Hotel Nassauer Hof
In 1813, the innkeeper Jonas Freinsheim built the two-storey hotel "Zum Deutschen Haus" in front of the Sonnenberger Tor, which was acquired by the innkeeper Johann Friedrich Goetz in 1819 and renamed "Gasthaus zum Nassauer Hof".
Around 1850, the house was extended and thermal baths were built, which were fed by the Spiegel spring. A representative hall, the so-called Marble Hall, was built around 1865 according to plans by Philipp Hoffmann. Finally, the owners commissioned the architect Alfred Schellenberg to build a luxury hotel on the site of the old inn, which had been demolished, and the theater, which was demolished in 1896. The Marble Hall was integrated into the new building erected between 1898 and 1907. The building complex, which framed Kaiser-Friedrich-Platz on the north and west sides, was built in neo-baroque style and featured two opulent domes above the corner risalits. In 1903, the building was the venue for a meeting between Kaiser Wilhelm II and Tsar Nicholas II.
The Hotel Nassauer Hof had around 200 rooms, which were equipped with electric light and running water. The bathing and spa facilities, which offered every kind of medical treatment including X-ray treatment, were famous. The Hotel Nassauer Hof had its own hot spring and shared in the mineral springs of the "Spiegel" and "Pariser Hof" hotels. At the beginning of the 20th century, it became the property of a public limited company.
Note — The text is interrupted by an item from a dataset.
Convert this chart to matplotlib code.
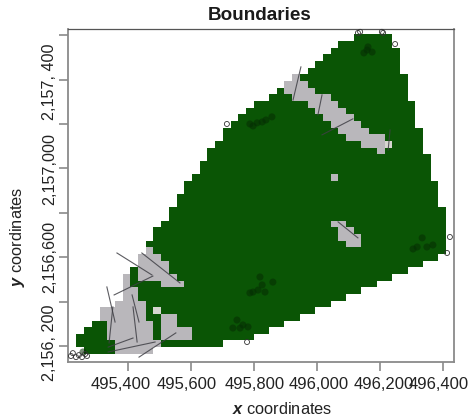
import matplotlib
matplotlib.use("Agg")
import matplotlib.pyplot as plt
from matplotlib.colors import ListedColormap
from matplotlib.transforms import ScaledTranslation
import numpy as np

plt.rcParams["font.family"] = ["Liberation Sans", "DejaVu Sans"]
plt.rcParams["mathtext.fontset"] = "custom"
plt.rcParams["mathtext.it"] = "Liberation Sans:italic:bold"

# grid of the raster
x_start = 495235.5
x_step = 24.45
y_start = 2156165
y_step = 29.96
n_cols = 48

# first and last+1 column of every row, bottom row first
row_start = [1, 0, 0, 1, 2, 3, 3, 5, 6, 6, 6, 6, 7, 8, 8, 9, 9, 10, 10, 11, 12, 12, 13, 13,
             14, 14, 15, 16, 16, 17, 17, 18, 19, 19, 20, 21, 22, 23, 25, 26, 27, 28, 30, 31,
             32, 33, 34, 36]
row_end = [5, 19, 23, 25, 27, 29, 31, 33, 35, 37, 39, 41, 43, 45, 47, 48, 48, 48, 48, 48, 48,
           48, 47, 47, 47, 47, 46, 46, 46, 46, 45, 45, 45, 45, 44, 44, 44, 44, 43, 43, 43, 43,
           42, 42, 42, 42, 41, 41]
# (row, first column, last+1 column)
gray_runs = [(0, 5, 10), (1, 5, 11), (2, 4, 10), (2, 11, 15), (3, 4, 10), (3, 11, 15),
             (4, 4, 10), (4, 11, 13), (5, 3, 9), (5, 11, 13), (6, 3, 9), (7, 5, 9), (8, 6, 8),
             (9, 6, 8), (10, 6, 7), (10, 11, 14), (11, 6, 7), (11, 8, 13), (12, 8, 12),
             (13, 8, 12), (14, 8, 11), (15, 9, 10), (16, 35, 37), (17, 34, 37), (18, 34, 36),
             (19, 33, 35), (26, 33, 34), (30, 39, 40), (31, 37, 40), (32, 35, 40),
             (33, 34, 38), (34, 33, 37), (35, 32, 36), (36, 31, 35), (37, 30, 34),
             (38, 28, 33), (39, 27, 31), (40, 27, 30), (41, 28, 29)]
light_cells = [(6, 10), (31, 40)]

# boundary points outside the raster
edge_x = [495218, 495224, 495234, 495243, 495253, 495263, 495269,
          496136, 496129, 496205, 496209, 496247, 495713, 496421, 496412, 495777]
edge_y = [2156155, 2156168, 2156150, 2156159, 2156150, 2156164, 2156155,
          2157615, 2157610, 2157615, 2157610, 2157560, 2157200, 2156691, 2156619, 2156218]

# boundary points on top of the green cells
inner_x = [495256, 496158, 496161, 496148, 496174,
           495809, 495856, 495825, 495786, 495837, 495796,
           496317, 496333, 496367, 496304, 496348,
           495818, 495796, 495812, 495859, 495786, 495834, 495825,
           495745, 495755, 495732, 495780, 495764]
inner_y = [2156173, 2157533, 2157547, 2157520, 2157524,
           2157205, 2157232, 2157209, 2157200, 2157218, 2157191,
           2156646, 2156687, 2156655, 2156637, 2156646,
           2156511, 2156443, 2156452, 2156488, 2156439, 2156443, 2156475,
           2156317, 2156281, 2156281, 2156286, 2156295]

# boundary segments x1, y1, x2, y2
segments = [(495364, 2156619, 495475, 2156520), (495443, 2156619, 495564, 2156484),
            (495355, 2156430, 495478, 2156515), (495332, 2156466, 495358, 2156308),
            (495351, 2156376, 495339, 2156214), (495412, 2156430, 495434, 2156308),
            (495415, 2156376, 495428, 2156218), (495336, 2156195, 495415, 2156236),
            (495336, 2156173, 495485, 2156218), (495434, 2156150, 495551, 2156259),
            (495948, 2157457, 495923, 2157308), (496015, 2157331, 496002, 2157241),
            (496015, 2157151, 496113, 2157223), (496231, 2157173, 496225, 2157083),
            (496066, 2156759, 496129, 2156687)]

x_ticks = [495400, 495600, 495800, 496000, 496200, 496400]
x_tick_labels = ["495,400", "495,600", "495,800", "496,000", "496,200", "496,400"]
x_label_shift = [-8, -5, 0, 1, 3, -5]
y_ticks = [2156200, 2156400, 2156600, 2156800, 2157000, 2157200, 2157400, 2157600]
y_tick_labels = ["2,156, 200", "", "2,156,600", "", "2,157,000", "", "2,157, 400", ""]
y_label_shift = [3, 0, 0, 0, -1, 0, -2, 0]

grid = np.full((len(row_start), n_cols), np.nan)
for r in range(len(row_start)):
    grid[r, row_start[r]:row_end[r]] = 0
for r, c1, c2 in gray_runs:
    grid[r, c1:c2] = 1
for r, c in light_cells:
    grid[r, c] = 2

x_edges = x_start + x_step * np.arange(n_cols + 1)
y_edges = y_start + y_step * np.arange(len(row_start) + 1)

fig = plt.figure(figsize=(4.74, 4.2), dpi=100)
ax = fig.add_axes([68 / 474, 58 / 420, 386 / 474, 333.5 / 420])
cmap = ListedColormap(["#0a5505", "#b9b7bb", "#d6d6d0"])
ax.pcolormesh(x_edges, y_edges, grid, cmap=cmap, vmin=0, vmax=2, antialiased=False, linewidth=0)

for x1, y1, x2, y2 in segments:
    ax.plot([x1, x2], [y1, y2], color="#3f3f45", lw=0.8, alpha=0.85, zorder=3)
ax.scatter(inner_x, inner_y, s=26, facecolors="#052c03", edgecolors="none", alpha=0.55, zorder=4)
ax.scatter(edge_x, edge_y, s=13, facecolors="none", edgecolors="#333333", linewidths=0.6,
           zorder=4, clip_on=False)

ax.set_xlim(495208.6, 496434)
ax.set_ylim(2156128, 2157630)
ax.set_xticks(x_ticks)
ax.set_xticklabels(x_tick_labels, fontsize=12, color="#222222")
ax.set_yticks(y_ticks)
ax.set_yticklabels(y_tick_labels, fontsize=11.6, color="#222222", rotation=90, va="center")
ax.tick_params(axis="both", direction="out", length=6.5, width=1.1, color="#808080")
ax.tick_params(axis="x", pad=4.5)
ax.tick_params(axis="y", pad=1.5)
for lab, dx in zip(ax.get_xticklabels(), x_label_shift):
    lab.set_transform(lab.get_transform() + ScaledTranslation(dx / 100, 0, fig.dpi_scale_trans))
for lab, dy in zip(ax.get_yticklabels(), y_label_shift):
    lab.set_transform(lab.get_transform() + ScaledTranslation(0, dy / 100, fig.dpi_scale_trans))

for side in ["left", "right", "bottom"]:
    ax.spines[side].set_color("#8a8a8a")
    ax.spines[side].set_linewidth(1.3)
ax.spines["top"].set_color("#555555")
ax.spines["top"].set_linewidth(0.9)

fig.text(260 / 474, 1 - 16 / 420, "Boundaries", fontsize=13.6, fontweight="bold",
         ha="center", va="center", color="#1a1a1a")
fig.text(282 / 474, 1 - 409 / 420, r"$\mathit{x}$ coordinates", fontsize=11.8,
         ha="center", va="center", color="#222222")
fig.text(18 / 474, 1 - 237 / 420, r"$\mathit{y}$ coordinates", fontsize=11.8, rotation=90,
         ha="center", va="center", color="#222222")

fig.savefig("out.png", dpi=100)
After the First World War, it was confiscated by the French; in the summer of 1921, the German Minister of Reconstruction Walther Rathenau and his French colleague Louis Loucheur met here. In 1923, the industrialist and politician Hugo Stinnes (1870-1924) acquired the Hotel Nassauer Hof, after whose death it became the property of Stinnes AG. In 1940-44, it was the seat of the German Armistice Commission. Towards the end of the war, it was used as a military hospital, as it had been at the end of the First World War.
At the beginning of February 1945, the Hotel Nassauer Hof burned down after an air raid; the roof area was destroyed, while the neo-baroque facades were largely preserved.
Today, the Hotel Nassauer Hof is owned by Hotel Nassauer Hof GmbH and has 135 rooms, 23 suites, a presidential suite and a luxurious wellness area with a thermal swimming pool.
Literature
Grobecker, Kurt: Hotel Nassauer Hof Wiesbaden. Chronicle, published by the Hotel Nassauer Hof Wiesbaden 1990.
Rensch, Renate: Wiesbaden tradition. Hotel Nassauer Hof. In: Wiesbadener Leben 11/1982 [p. 22 f.].
Schaller, Detlef/Schreeb, Hans Dieter: Imperial era. Wiesbaden and its hotels in the Belle Epoque, Wiesbaden 2006 [pp. 26-47].